Carmen adotou esse nome para se apresentar pela primeira vez em um programa de rádio sem que seu pai percebesse. Tempos vigiados aqueles. O sucesso começou a tocar em sua porta depois que o compositor Josué de Barros a apresentou para a RCA, onde ela assinou um contrato para gravar o primeiro compacto que continha "Triste jandaia" e "Dona Balbina". O encontro por acaso, com Joubert de Carvalho renderia o samba "Taí", que seria seu primeiro grande sucesso. Pronto. A década seguinte seria sua. Para a RCA ela gravaria quase 300 canções que variavam entre sambas, marchinhas e músicas juninas. Músicas escolhidas por ela e com a dubialidade tão comum em nossas marchinhas, como pode ser verificada nos versos:
"Dizem que a vizinha tem um vidão / Mas que mora escondida num barracão / Rasga o jogo e o dinheiro voa / Não é vantagem, a vizinha é muito boa" (A vizinha das vantagens - Ary Barroso e Alcyr Pires Vermelho).
"Dorme filhinho do meu coração
Pega a mamadeira e vem entra no meu cordão
Eu tenho uma irmã que se chama Ana
De piscar o olho já ficou sem a pestana" (mamãe eu quero - Marcha De Jararaca E V. Paiva)
"O Tico-Tico ta, Tá outra vez aqui, O Tico-Tico tá comendo meu fubá"
(Tico-tico – Abreu Gomes)
Carmen Miranda era nossa. Tão nossa que logo começou a aparecer em produções nacionais como Alô alô Brasil e na mais famosa delas, Banana da terra (onde aparece pela primeira vez com o traje de baiana). Sucesso no Cassino da Urca, shows agendados pelo Brasil e Argentina e logo chamou a atenção de um empresário americano da Broadway, Lee Shubert que lhe ofereceu um contrato. O bando da Lua, com o qual ela sempre cantara, ficaria de fora, mas Carmen pagaria do seu bolso o salário do grupo que a acompanhava melhor que ninguém. Em time que se ganha não se mexe, diz um velho ditado nosso.
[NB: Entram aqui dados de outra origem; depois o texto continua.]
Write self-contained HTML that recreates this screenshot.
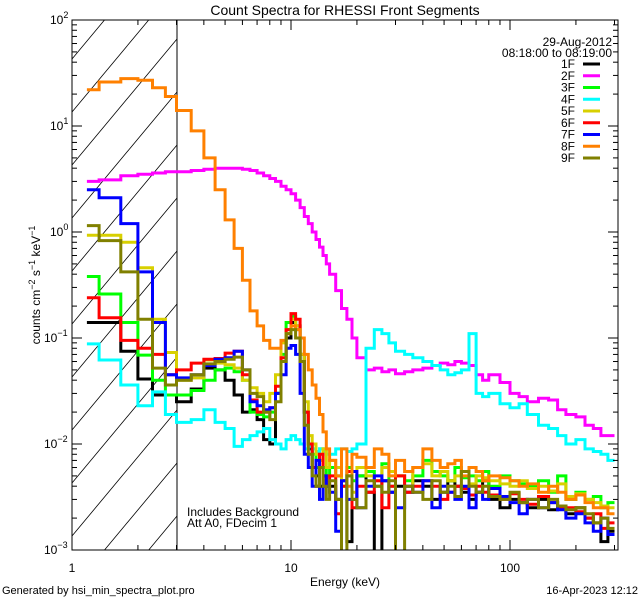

Carmem Miranda era agora deles. Embarcou para os Estados Unidos em 1939, o ano que eclodiu a 2ª guerra e que também são lançados os melhores filmes do cinema, como E o vento levou, Ninotchka e O morro dos ventos uivantes. O charme de mal saber falar inglês, mas ter o carisma tropical logo lhe trouxe admiradores, muitos deles famosos. Faria uma temporada e retornaria ao Brasil, onde faria shows beneficentes e que só lhe renderam dores de cabeça e drama: diriam alguns que ela voltara americanizada. O show fora produzido às pressas e não havia tido tempo de mudar o que ela já vinha apresentando fora do país. Carmen cantara muitas músicas com letras inglesas. Vaias e mais vaias. Depressão e o retorno aos Estados Unidos onde o carinho do dinheiro e do povo aparentemente a aguardavam. Lá passaria mais de uma dezena de anos sem vir ao Brasil, ou por medo ou por falta de tempo ou por ambos.
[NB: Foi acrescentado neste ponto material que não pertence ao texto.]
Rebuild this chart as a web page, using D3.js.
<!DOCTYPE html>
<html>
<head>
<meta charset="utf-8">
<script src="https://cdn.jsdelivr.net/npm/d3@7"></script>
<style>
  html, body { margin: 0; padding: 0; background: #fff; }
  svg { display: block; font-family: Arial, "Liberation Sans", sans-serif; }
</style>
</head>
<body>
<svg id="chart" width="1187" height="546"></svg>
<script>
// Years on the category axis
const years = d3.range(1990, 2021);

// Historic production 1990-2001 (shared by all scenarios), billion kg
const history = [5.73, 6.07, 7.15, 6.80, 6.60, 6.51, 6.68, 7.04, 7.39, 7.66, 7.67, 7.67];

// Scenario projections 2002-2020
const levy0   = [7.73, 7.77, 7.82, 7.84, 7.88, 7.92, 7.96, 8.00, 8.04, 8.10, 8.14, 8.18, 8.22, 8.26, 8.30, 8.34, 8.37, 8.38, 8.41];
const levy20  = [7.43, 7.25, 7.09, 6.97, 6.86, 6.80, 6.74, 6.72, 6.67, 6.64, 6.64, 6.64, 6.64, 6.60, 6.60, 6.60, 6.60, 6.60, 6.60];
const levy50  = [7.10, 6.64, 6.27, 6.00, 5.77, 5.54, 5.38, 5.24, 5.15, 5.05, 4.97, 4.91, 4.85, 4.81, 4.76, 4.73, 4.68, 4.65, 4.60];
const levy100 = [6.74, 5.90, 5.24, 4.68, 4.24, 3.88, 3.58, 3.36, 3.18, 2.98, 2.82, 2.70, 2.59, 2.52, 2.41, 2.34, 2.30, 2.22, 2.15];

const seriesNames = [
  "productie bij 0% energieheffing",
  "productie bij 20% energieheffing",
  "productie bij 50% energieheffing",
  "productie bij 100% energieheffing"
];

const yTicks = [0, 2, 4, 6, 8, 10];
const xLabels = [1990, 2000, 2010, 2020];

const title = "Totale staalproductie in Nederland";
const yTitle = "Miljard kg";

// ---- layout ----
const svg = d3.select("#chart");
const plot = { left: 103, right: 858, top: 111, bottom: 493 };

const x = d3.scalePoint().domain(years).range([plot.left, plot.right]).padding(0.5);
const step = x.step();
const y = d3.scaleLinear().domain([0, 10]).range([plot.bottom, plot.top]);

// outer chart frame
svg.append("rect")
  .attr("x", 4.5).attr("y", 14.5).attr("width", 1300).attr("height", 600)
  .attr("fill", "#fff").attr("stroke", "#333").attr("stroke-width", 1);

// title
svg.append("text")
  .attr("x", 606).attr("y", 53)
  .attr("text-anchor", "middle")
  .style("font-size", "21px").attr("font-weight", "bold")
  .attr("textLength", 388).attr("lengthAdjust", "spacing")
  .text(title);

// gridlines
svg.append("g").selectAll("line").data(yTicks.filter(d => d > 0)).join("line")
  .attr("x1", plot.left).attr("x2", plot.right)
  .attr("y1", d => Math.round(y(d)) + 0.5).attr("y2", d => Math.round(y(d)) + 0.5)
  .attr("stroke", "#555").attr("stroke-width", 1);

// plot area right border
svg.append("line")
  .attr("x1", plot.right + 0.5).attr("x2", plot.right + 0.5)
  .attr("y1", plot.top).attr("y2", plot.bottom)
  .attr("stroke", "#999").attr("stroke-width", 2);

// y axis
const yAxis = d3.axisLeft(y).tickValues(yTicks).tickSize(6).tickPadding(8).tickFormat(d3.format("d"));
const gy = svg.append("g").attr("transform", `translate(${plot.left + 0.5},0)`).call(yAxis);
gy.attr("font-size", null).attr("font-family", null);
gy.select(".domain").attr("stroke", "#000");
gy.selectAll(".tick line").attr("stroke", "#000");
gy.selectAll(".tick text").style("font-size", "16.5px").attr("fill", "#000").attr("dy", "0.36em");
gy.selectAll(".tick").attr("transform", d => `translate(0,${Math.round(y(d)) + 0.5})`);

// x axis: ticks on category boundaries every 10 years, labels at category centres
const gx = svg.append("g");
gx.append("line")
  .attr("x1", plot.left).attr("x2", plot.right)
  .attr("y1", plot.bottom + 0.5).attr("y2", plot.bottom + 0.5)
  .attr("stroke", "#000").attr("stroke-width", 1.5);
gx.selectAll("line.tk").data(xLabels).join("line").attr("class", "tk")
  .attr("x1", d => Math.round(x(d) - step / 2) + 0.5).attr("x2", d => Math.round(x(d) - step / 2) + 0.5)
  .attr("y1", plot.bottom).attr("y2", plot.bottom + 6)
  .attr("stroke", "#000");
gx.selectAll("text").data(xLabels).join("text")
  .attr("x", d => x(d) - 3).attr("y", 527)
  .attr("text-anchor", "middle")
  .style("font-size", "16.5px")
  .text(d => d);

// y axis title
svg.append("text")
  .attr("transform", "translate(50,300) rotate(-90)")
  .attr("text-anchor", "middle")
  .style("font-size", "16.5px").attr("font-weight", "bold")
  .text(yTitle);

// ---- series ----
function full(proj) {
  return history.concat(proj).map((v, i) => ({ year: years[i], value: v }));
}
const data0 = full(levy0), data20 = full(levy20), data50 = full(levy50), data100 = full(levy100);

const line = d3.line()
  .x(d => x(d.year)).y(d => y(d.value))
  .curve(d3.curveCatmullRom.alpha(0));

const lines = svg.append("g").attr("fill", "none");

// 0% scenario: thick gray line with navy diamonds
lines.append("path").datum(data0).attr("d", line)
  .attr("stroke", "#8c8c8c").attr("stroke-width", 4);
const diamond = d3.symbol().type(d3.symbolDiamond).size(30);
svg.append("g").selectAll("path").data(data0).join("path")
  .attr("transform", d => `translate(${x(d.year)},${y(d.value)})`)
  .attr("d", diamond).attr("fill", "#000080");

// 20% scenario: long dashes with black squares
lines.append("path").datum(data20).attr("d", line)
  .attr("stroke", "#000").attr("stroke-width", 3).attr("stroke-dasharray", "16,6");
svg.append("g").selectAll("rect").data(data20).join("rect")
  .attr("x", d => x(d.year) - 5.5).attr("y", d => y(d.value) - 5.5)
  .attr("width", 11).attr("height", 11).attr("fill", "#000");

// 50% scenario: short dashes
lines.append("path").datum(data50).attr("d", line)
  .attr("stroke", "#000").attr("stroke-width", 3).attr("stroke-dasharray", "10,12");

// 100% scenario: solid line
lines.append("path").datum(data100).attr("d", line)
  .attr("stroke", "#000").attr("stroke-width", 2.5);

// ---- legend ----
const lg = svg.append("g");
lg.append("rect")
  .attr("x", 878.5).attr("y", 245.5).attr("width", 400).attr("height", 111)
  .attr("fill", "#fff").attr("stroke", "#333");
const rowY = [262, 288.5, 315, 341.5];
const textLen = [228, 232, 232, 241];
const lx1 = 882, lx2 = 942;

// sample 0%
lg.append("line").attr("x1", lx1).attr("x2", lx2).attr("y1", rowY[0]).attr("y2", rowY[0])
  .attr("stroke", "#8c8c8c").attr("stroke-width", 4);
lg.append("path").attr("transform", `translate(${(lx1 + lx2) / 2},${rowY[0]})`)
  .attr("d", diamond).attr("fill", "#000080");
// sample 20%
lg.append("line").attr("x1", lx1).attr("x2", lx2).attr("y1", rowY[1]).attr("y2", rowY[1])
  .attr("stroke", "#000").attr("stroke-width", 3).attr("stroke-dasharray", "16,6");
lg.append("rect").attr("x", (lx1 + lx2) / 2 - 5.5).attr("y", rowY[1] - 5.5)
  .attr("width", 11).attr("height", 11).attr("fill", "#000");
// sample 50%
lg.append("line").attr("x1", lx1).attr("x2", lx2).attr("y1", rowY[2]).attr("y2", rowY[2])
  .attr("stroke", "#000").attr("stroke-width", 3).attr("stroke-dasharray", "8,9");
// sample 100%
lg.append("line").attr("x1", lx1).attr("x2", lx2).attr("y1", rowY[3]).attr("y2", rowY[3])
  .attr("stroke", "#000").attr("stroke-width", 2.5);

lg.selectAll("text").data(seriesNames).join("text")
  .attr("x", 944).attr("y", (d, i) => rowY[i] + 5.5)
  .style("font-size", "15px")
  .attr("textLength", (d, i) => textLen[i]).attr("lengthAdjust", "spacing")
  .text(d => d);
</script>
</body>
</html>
Seus shows na Broadway faziam sucesso, e ela passou a ser requisitada de uma forma quase escrava, fazendo várias apresentações em uma só noite em diversos locais. O cinema logo lhe descobriria e seriam mais 13 participações em filmes, nunca como protagonista, mas sempre como a coringa alegre e de certa forma robotizada e de sentimentos sempre positivos. Em pouco tempo, Maria do Carmo estaria esgotada fisicamente e viciada em pílulas, cantando rumbas, sambas em inglês ou sendo apresentada como brasileira e falando espanhol.
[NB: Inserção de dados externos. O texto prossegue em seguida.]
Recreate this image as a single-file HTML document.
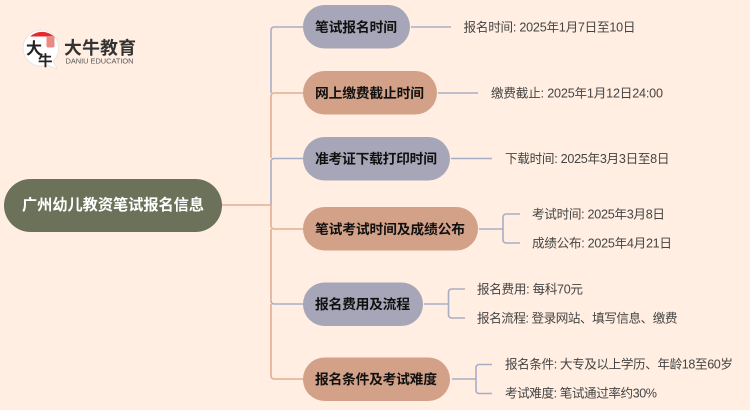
<!DOCTYPE html>
<html lang="zh"><head><meta charset="utf-8"><style>
html,body{margin:0;padding:0;background:#FFEEE1;width:750px;height:410px;overflow:hidden}
svg{display:block}
text{font-family:"Liberation Sans","Noto Sans CJK SC",sans-serif}
.n{font-size:13.8px;font-weight:700;fill:#111}
.s{font-size:12.6px;fill:#444}
.g{fill:none;stroke:#A8ADC6;stroke-width:1.6}
.b{fill:none;stroke:#E2AE92;stroke-width:1.6}
</style></head><body>
<svg width="750" height="410" viewBox="0 0 750 410" xmlns="http://www.w3.org/2000/svg">
<rect width="750" height="410" fill="#FFEEE1"/>
<!-- logo -->
<path d="M42 30a18 18 0 1 0 5 35l10 4-4-8a18 18 0 0 0-11-31z" fill="#fff" stroke="#ddd" stroke-width=".6"/>
<path d="M30 36.500a18 18 0 0 1 24 0z" fill="#E8292C"/>
<rect x="46.500" y="36" width="8" height="11.500" rx="1.500" fill="#E98A86"/>
<text x="26" y="54" font-size="16" font-weight="700" fill="#222">大</text>
<text x="38" y="66" font-size="14.500" font-weight="700" fill="#222">牛</text>
<text x="64" y="54" font-size="17.800" font-weight="700" fill="#333" textLength="72" lengthAdjust="spacing">大牛教育</text>
<text x="65.500" y="63.500" font-size="7.400" fill="#555" textLength="68" lengthAdjust="spacingAndGlyphs">DANIU EDUCATION</text>
<!-- main connectors -->
<path class="g" d="M303 27H274a3 3 0 0 0-3 3V93"/>
<path class="b" d="M303 93H274a3 3 0 0 0-3 3V158"/>
<path class="g" d="M303 158.500H274a3 3 0 0 0-3 3V205"/>
<path class="b" d="M222 205H271"/>
<path class="b" d="M271 205V226a3 3 0 0 0 3 3H303"/>
<path class="b" d="M271 229V301"/>
<path class="g" d="M271 301a3 3 0 0 0 3 3H303"/>
<path class="b" d="M271 304V376a3 3 0 0 0 3 3H303"/>
<!-- nodes -->
<rect x="4" y="179" width="218" height="53" rx="26.500" fill="#6B7259"/>
<rect x="303" y="5" width="107" height="43.500" rx="21.700" fill="#A6A6B8"/>
<rect x="303" y="71" width="134" height="43.500" rx="21.700" fill="#D2A188"/>
<rect x="303" y="137" width="147" height="43.500" rx="21.700" fill="#A6A6B8"/>
<rect x="303" y="207" width="175" height="43.500" rx="21.700" fill="#D2A188"/>
<rect x="303" y="282.500" width="120" height="43.500" rx="21.700" fill="#A6A6B8"/>
<rect x="303" y="357.500" width="147" height="43.500" rx="21.700" fill="#D2A188"/>
<text x="22" y="210" font-size="15.200" font-weight="700" fill="#fff" textLength="182" lengthAdjust="spacing">广州幼儿教资笔试报名信息</text>
<text class="n" x="315" y="32" textLength="82" lengthAdjust="spacing">笔试报名时间</text>
<text class="n" x="315" y="98" textLength="109" lengthAdjust="spacing">网上缴费截止时间</text>
<text class="n" x="315" y="163.500" textLength="122" lengthAdjust="spacing">准考证下载打印时间</text>
<text class="n" x="315" y="234" textLength="150" lengthAdjust="spacing">笔试考试时间及成绩公布</text>
<text class="n" x="315" y="309" textLength="95" lengthAdjust="spacing">报名费用及流程</text>
<text class="n" x="315" y="384" textLength="122" lengthAdjust="spacing">报名条件及考试难度</text>
<!-- sub connectors -->
<path class="g" d="M411 27H451M438 93H478M451 158.500H492"/>
<path class="g" d="M479 229H503M520 214H506a3 3 0 0 0-3 3V240a3 3 0 0 0 3 3H520"/>
<path class="g" d="M424 304H448.500M465 289H451.500a3 3 0 0 0-3 3V315a3 3 0 0 0 3 3H465"/>
<path class="g" d="M452 379H476M492 364.500H479a3 3 0 0 0-3 3V390.500a3 3 0 0 0 3 3H492"/>
<!-- sub labels -->
<text class="s" x="463.500" y="31.500" textLength="172" lengthAdjust="spacing">报名时间: 2025年1月7日至10日</text>
<text class="s" x="491" y="97.500" textLength="172" lengthAdjust="spacing">缴费截止: 2025年1月12日24:00</text>
<text class="s" x="505" y="163" textLength="164.500" lengthAdjust="spacing">下载时间: 2025年3月3日至8日</text>
<text class="s" x="532" y="218.500" textLength="133" lengthAdjust="spacing">考试时间: 2025年3月8日</text>
<text class="s" x="532" y="247.500" textLength="140" lengthAdjust="spacing">成绩公布: 2025年4月21日</text>
<text class="s" x="477" y="293.500" textLength="106" lengthAdjust="spacing">报名费用: 每科70元</text>
<text class="s" x="477" y="322.500" textLength="200.500" lengthAdjust="spacing">报名流程: 登录网站、填写信息、缴费</text>
<text class="s" x="505" y="368.500" textLength="228" lengthAdjust="spacing">报名条件: 大专及以上学历、年龄18至60岁</text>
<text class="s" x="505" y="397.500" textLength="152" lengthAdjust="spacing">考试难度: 笔试通过率约30%</text>
</svg>
</body></html>
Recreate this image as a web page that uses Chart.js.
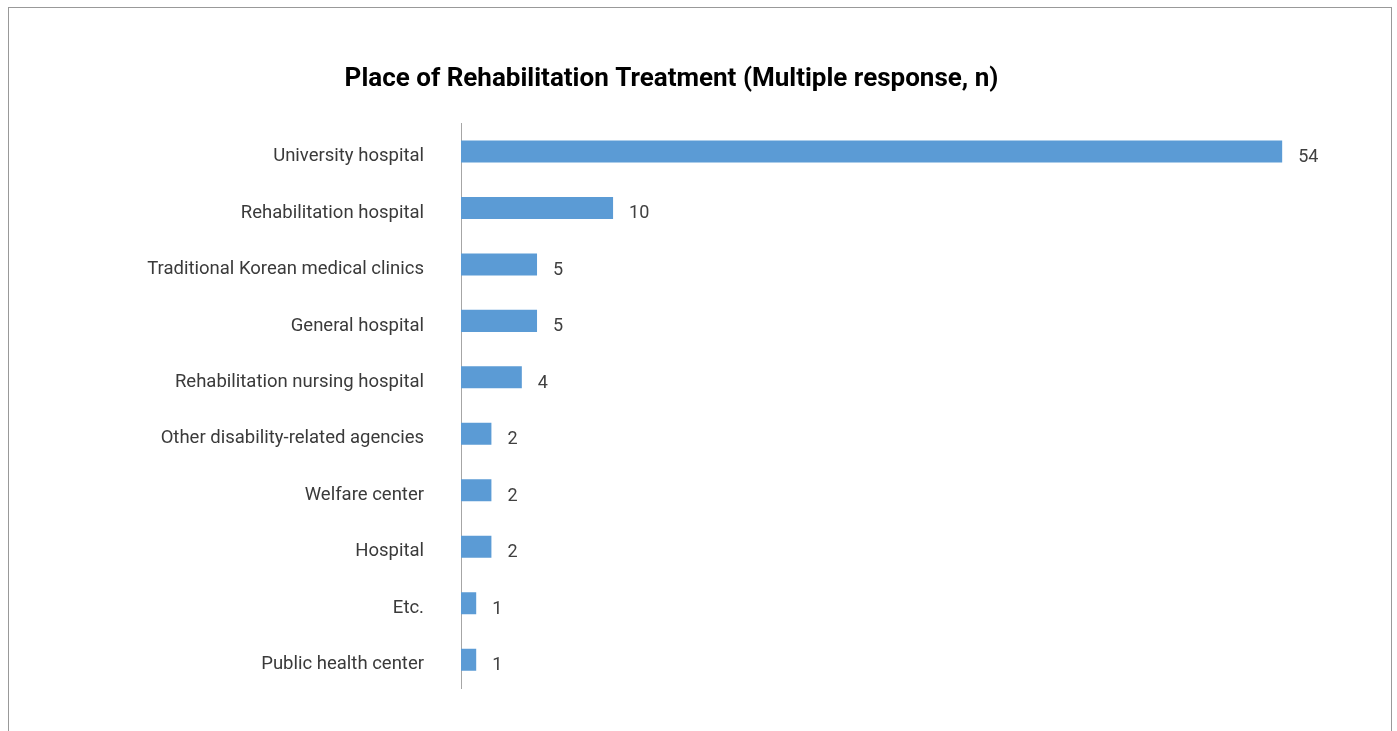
<!DOCTYPE html>
<html>
<head>
<meta charset="utf-8">
<script src="https://cdn.jsdelivr.net/npm/chart.js@4.4.1/dist/chart.umd.min.js"></script>
<style>
  html, body { margin: 0; padding: 0; background: #fff; }
  body { width: 1397px; height: 731px; position: relative; overflow: hidden; }
  #frame {
    position: absolute; left: 8px; top: 7px;
    width: 1382px; height: 800px;
    border: 1px solid #999;
  }
  #wrap { position: absolute; left: 0; top: 0; width: 1343px; height: 731px; }
</style>
</head>
<body>
<div id="frame"></div>
<div id="wrap"><canvas id="placeChart"></canvas></div>
<script>
const places = [
  'University hospital',
  'Rehabilitation hospital',
  'Traditional Korean medical clinics',
  'General hospital',
  'Rehabilitation nursing hospital',
  'Other disability-related agencies',
  'Welfare center',
  'Hospital',
  'Etc.',
  'Public health center'
];
const counts = [54, 10, 5, 5, 4, 2, 2, 2, 1, 1];

const FONT = 'Roboto, "Noto Sans", sans-serif';

// writes the count just past the end of each bar
const valueLabels = {
  id: 'valueLabels',
  afterDatasetsDraw(chart) {
    const ctx = chart.ctx;
    const meta = chart.getDatasetMeta(0);
    ctx.save();
    ctx.font = '18px ' + FONT;
    ctx.fillStyle = '#404040';
    ctx.textAlign = 'left';
    ctx.textBaseline = 'middle';
    meta.data.forEach((bar, i) => {
      ctx.fillText(String(counts[i]), bar.x + 16, bar.y + 6);
    });
    ctx.restore();
  }
};

new Chart(document.getElementById('placeChart'), {
  type: 'bar',
  data: {
    labels: places,
    datasets: [{
      data: counts,
      backgroundColor: '#5b9bd5',
      borderWidth: 0,
      categoryPercentage: 1,
      barPercentage: 0.39
    }]
  },
  options: {
    indexAxis: 'y',
    responsive: true,
    maintainAspectRatio: false,
    animation: false,
    layout: { padding: { top: 0, bottom: 43, left: 0, right: 0 } },
    plugins: {
      legend: { display: false },
      tooltip: { enabled: false },
      title: {
        display: true,
        text: 'Place of Rehabilitation Treatment (Multiple response, n)',
        color: '#000',
        font: { family: FONT, size: 26, weight: 'bold', lineHeight: 1.2 },
        padding: { top: 64, bottom: 28 }
      }
    },
    scales: {
      x: {
        display: false,
        min: 0,
        max: 58
      },
      y: {
        afterFit(scale) { scale.width = 461; },
        // gap between labels and axis comes from the (hidden) tick length
        grid: { display: false, drawTicks: true, tickLength: 34 },
        border: { display: true, color: '#a6a6a6', width: 1 },
        ticks: {
          padding: 3,
          labelOffset: 5,
          color: '#3a3a3a',
          font: { family: FONT, size: 18.5 }
        }
      }
    }
  },
  plugins: [valueLabels]
});
</script>
</body>
</html>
Carmen Miranda era do mundo.
Sua personagem é marcante, é inegável. Dificilmente alguém olhará a imagem da baiana estilizada com flores, frutas, balangandãs e plataformas e não dirá que já a viu em algum lugar. Como também é inegável a grande contribuição que essa personagem deu a mitificação das nossas terras como sendo um paraíso de malandros que vivem de samba, água de côco, rumba e futebol. Isso, rumba. Rumba que é um ritmo cubano ou coqueiros que nestas terras vastas chegaram com os portugueses. O Brasil exportado como banana boa de comer, como "Merenda", uma alusão minha a como eles pronunciavam o sobrenome de Carmen no "estrangeiro". Eles digeririam melhor a nossa Miranda se ela fosse apresentada desta maneira.
Perguntávamos no início a quem Carmen Miranda pertencia, e acabamos chegando a uma resposta: a ninguém. Nem a ela mesma. Para os americanos era a prova de que aceitavam outros povos, numa política de boa vizinhança, algo que eles sempre fizeram com astros latinos (um por vez) e que fazem questão de caricaturar; para os brasileiros um sentimento que varia entre a mágoa invejosa por alguém que ultrapassou as barreiras do país e fez sucesso, chegando a ser uma das mulheres mais bem pagas da América, e a adoração, pelo mesmo motivo. Povo confuso somos nós.
Carmen era o produto de consumo, que começou a morrer quando foi colhido pelos Estados Unidos, 16 anos antes de ser enterrada no Cemitério de São João Batista, no Rio. Antes mesmo de se tornar o mito que hoje é, incomparável. Tão incomparável quanto é irreversível a busca por folhas que se espalham ao vento.